Common use cases
Practical technical help desk scenarios
Rudrriv can adapt technical help desk support to different growth stages, service portfolios, customer segments, and operational environments.
ISP support queue stabilization
Situation: A regional ISP receives repeated connectivity, router setup, and service-status tickets through email and phone.
Problem: Internal teams struggle with queue visibility and inconsistent routing.
Recommended scope: L1 triage, guided troubleshooting, customer updates, escalation notes, and weekly reporting.
Enterprise telecom support desk
Situation: An enterprise needs internal support for telecom accounts, mobile devices, VoIP issues, and access requests.
Problem: Requests move across IT, telecom vendors, finance, and operations without clear ownership.
Recommended scope: Intake design, ticket classification, vendor coordination, access workflow, and stakeholder reporting.
Telecom SaaS product support
Situation: A telecom software provider needs support for provisioning workflows, API-related questions, and customer onboarding issues.
Problem: Product and engineering teams are frequently interrupted by repeat user questions.
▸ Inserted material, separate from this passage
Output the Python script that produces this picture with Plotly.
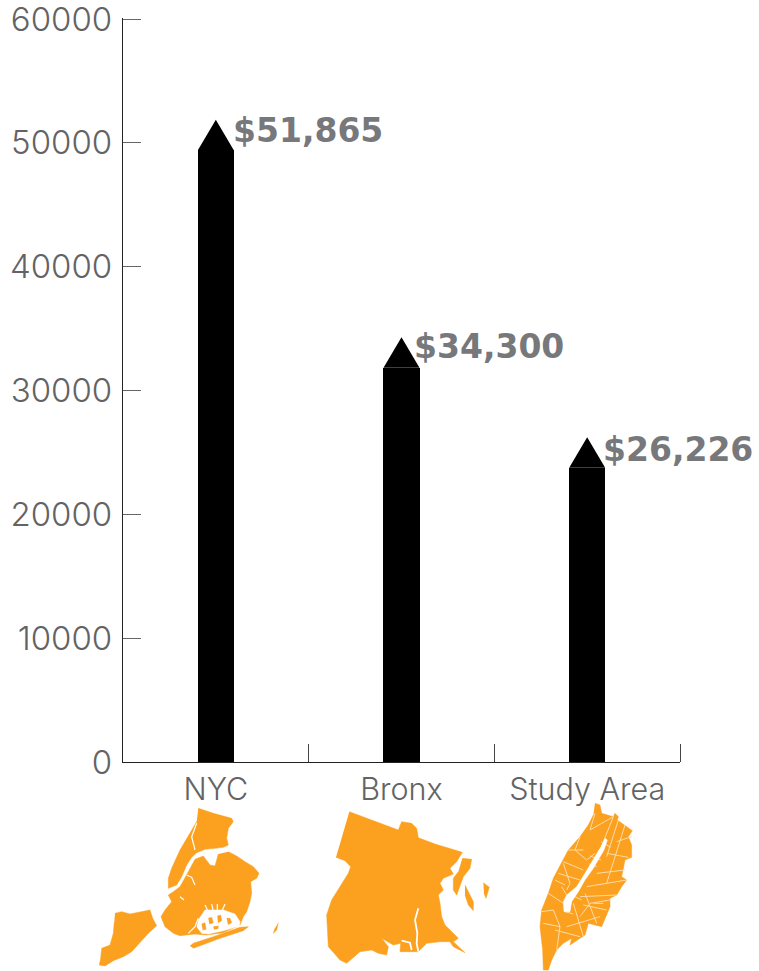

Recommended scope: Knowledge base creation, L1 issue triage, support template library, and product escalation notes.
Provider transition support
Situation: A telecom business is moving from one outsourced help desk provider to another operating model.
Problem: Open tickets, documentation gaps, and unclear ownership create transition risk.
Recommended scope: Transition audit, process mapping, knowledge transfer, phased queue takeover, and daily review cadence.
Multi-channel customer service desk
Situation: Customers contact support through email, live chat, portal, phone notes, and social escalations.
Problem: Duplicate tickets and inconsistent channel notes reduce service visibility.
Recommended scope: Channel rules, ticket deduplication process, customer response templates, and omnichannel reporting.
After-hours support coordination
Situation: A telecom service provider needs controlled after-hours monitoring of tickets and escalation triggers.
Problem: Urgent issues wait for business hours or escalate without enough supporting detail.
Recommended scope: Priority intake, severity screening, escalation notification, incident notes, and next-day handover.